In regards to healthcare, Senator Harry Reid made the bold move of comparing the movement for universal health insurance to the movements for civil rights and women’s suffrage. Now this may not seem like a big deal; it may look as though it is simply just another politician with verbal diarrhea, however, this is the type of hyperbole which-if it continues to spread unchecked-could further poison the intellectual well. To start, I would like to say that the idea of health care as a right is preposterous because-in Canada and England-there have been problems with making that care truly universal. Every so often, the NHS of the United Kingdom comes to the decision that it would be better to let a patient die than expend the money and resources to keep them living. If health care is as much of a right as voting, then regardless of what shape the patient was in they should be granted the care.
The rights to voting and for black students are more enforceable than a right to healthcare would be. It is clear cut. Furthermore, in a case of rationing-if one were to arise; not that I’m banking on this making or breaking the issue-we would be charged with the question of who’s rights are more important: I don’t like where this is going (Alex Jones town). I’d like to ask one question if such a situation were to arise: would you like your own government-of all entities-to tell you that your life is not worth saving? At least with a private company, they can be demonized all day with their profit motives and their shareholders, but the government has an almost infinite amount of items to stand behind to create positive PR.

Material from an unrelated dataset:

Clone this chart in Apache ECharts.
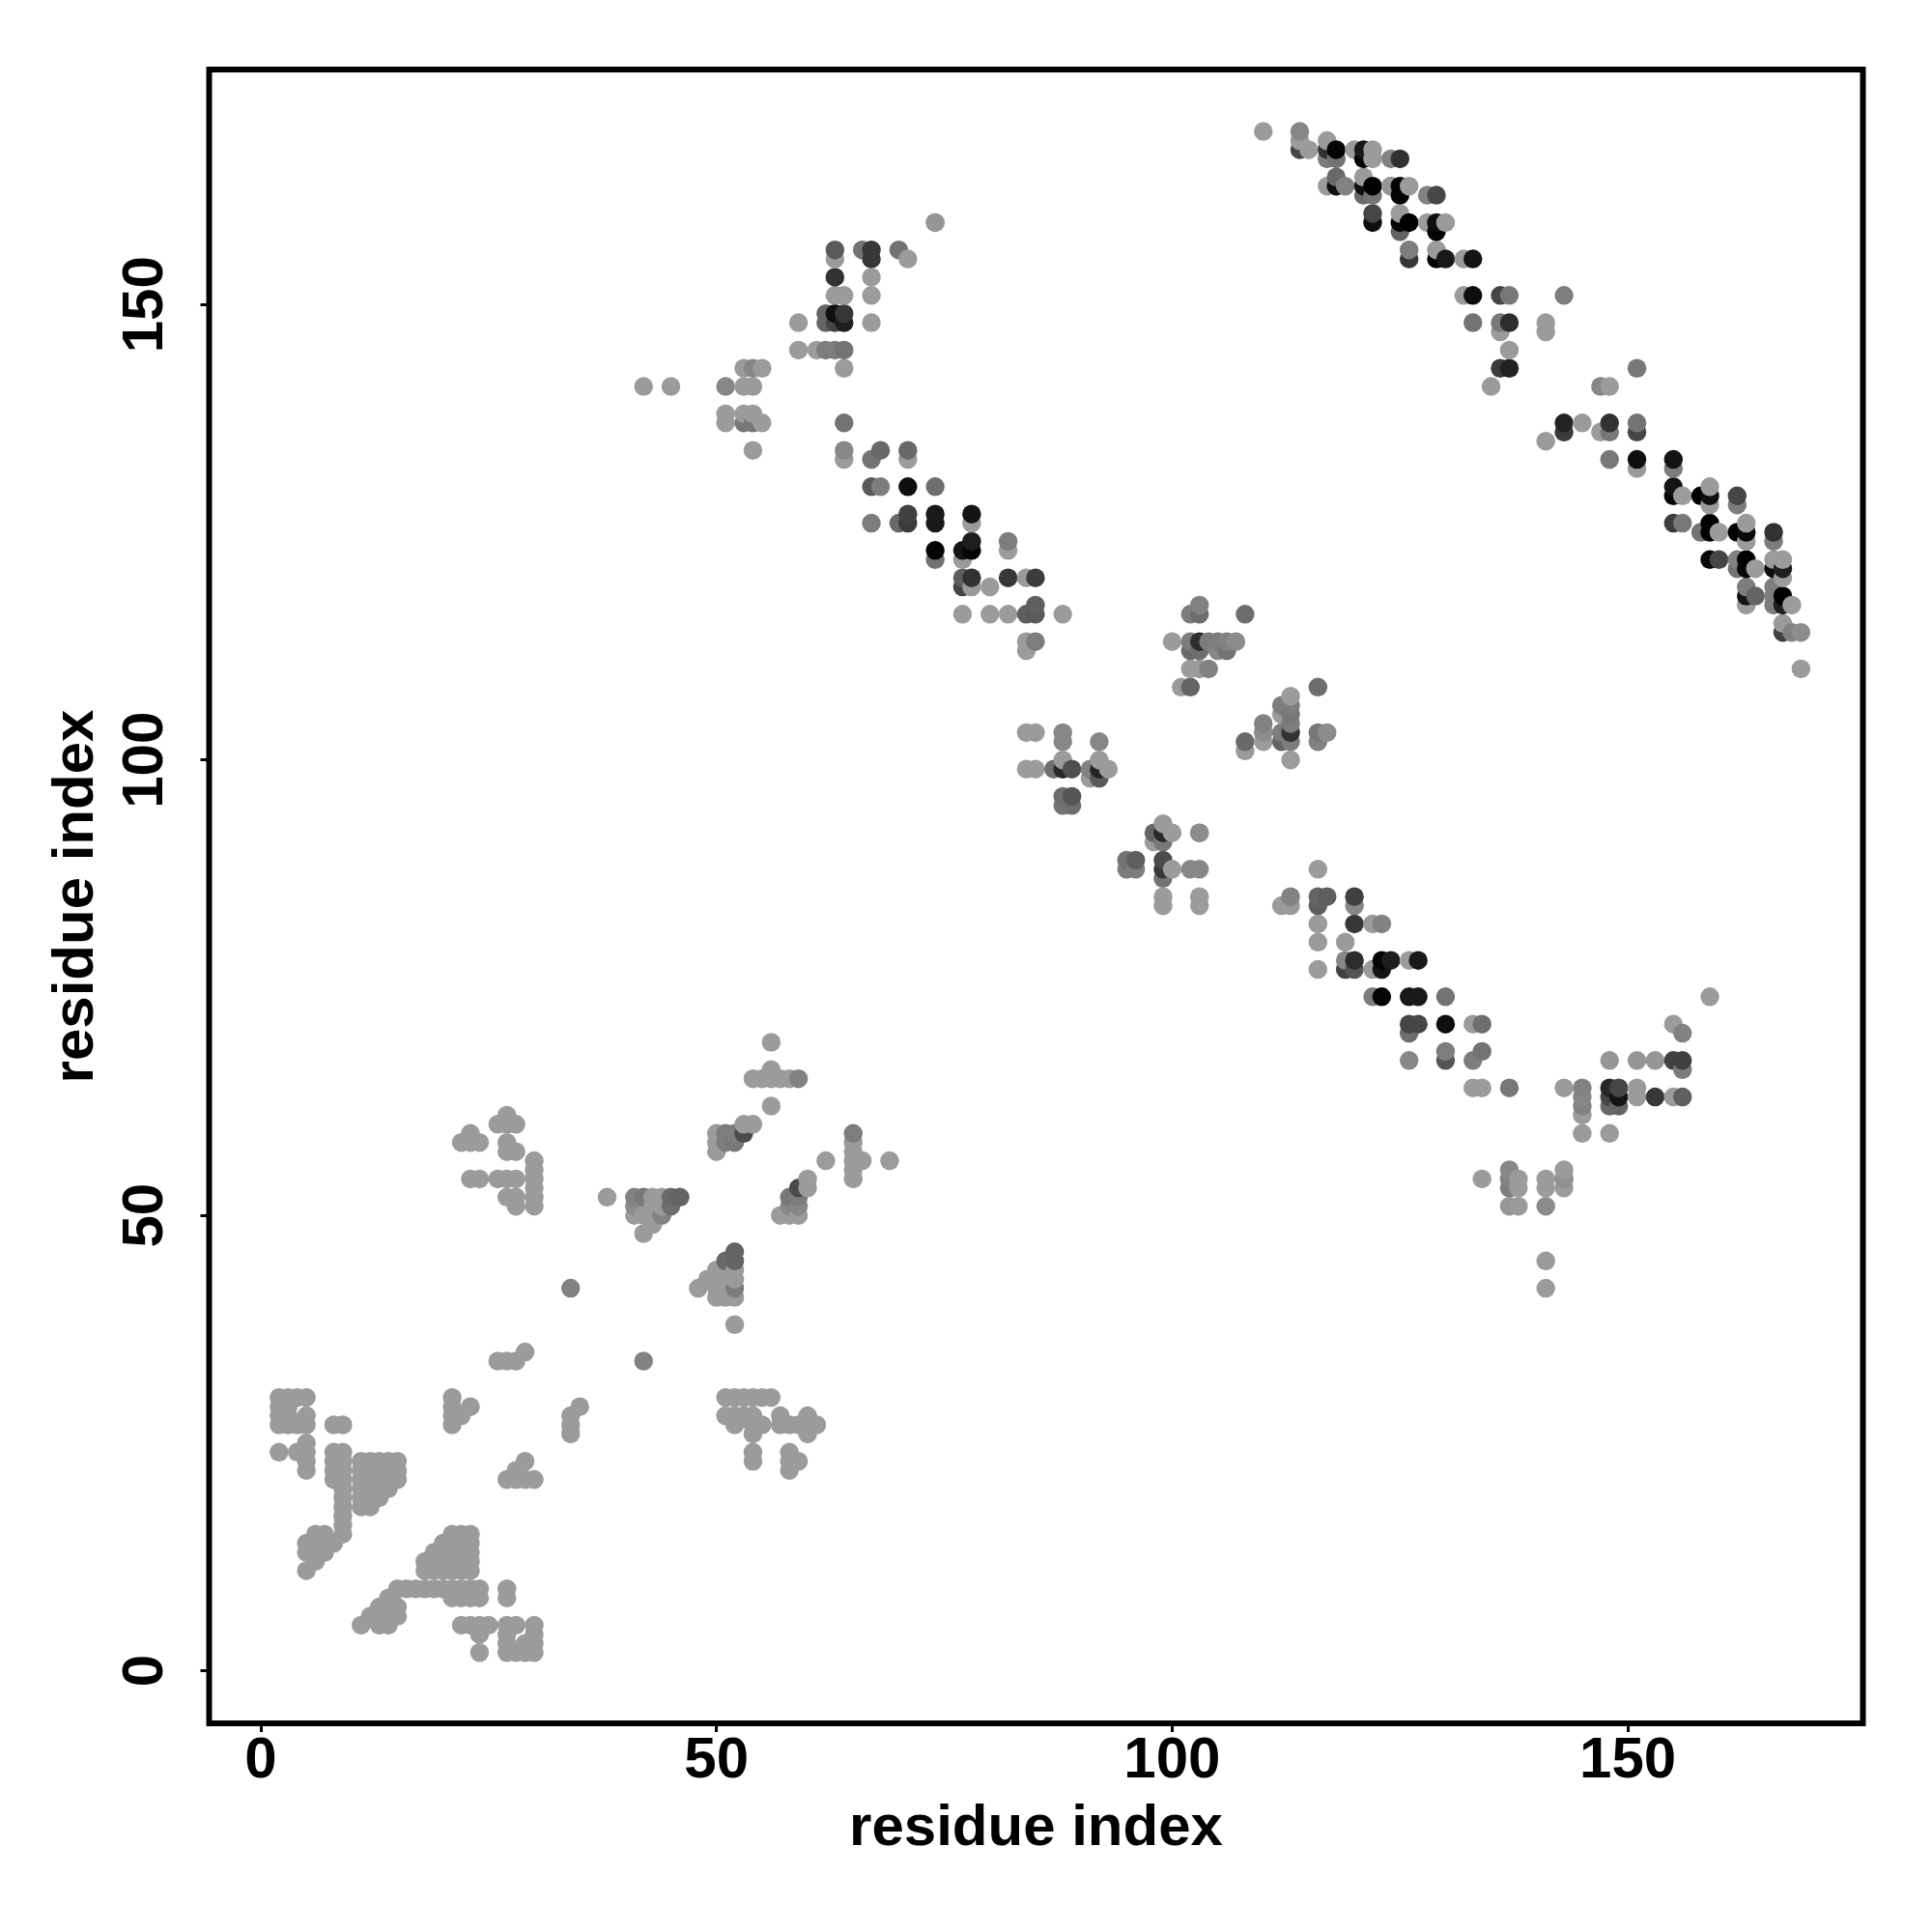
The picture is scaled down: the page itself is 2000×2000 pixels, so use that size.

Finally, there is the problem of AMTRAK. Sure the federal government is providing a service in a field where too much competition means crossed lines and derailed trains, but, is it this way with healthcare? AMTRAK is now a bloated entity: they are perennially in the red and show no signs of getting out (if they were a private entity these shenanigans would have stopped shortly after chapter 11 bankruptcy). AMTRAK’s revenue per passenger mile is more than double that of the airlines, unfortunately they can not do anything with it.
http://www.bts.gov/publications/national_transportation_statistics/html/table_03_16.html
I’m not going to dwell on AMTRAK forever as this was originally about whether or not healthcare is a right (like education or speech or voting). But as you can see, if the healthcare system is to be at all like AMTRAK, we will pay for plenty we do not need.
Thus, this is why I do not care for universal healthcare, and, also why I do not believe it is a right. Like other governmental corporations it will become bloated and inefficient (perhaps even rife with fraud), and, it is not as easy to enforce as one’s right to vote.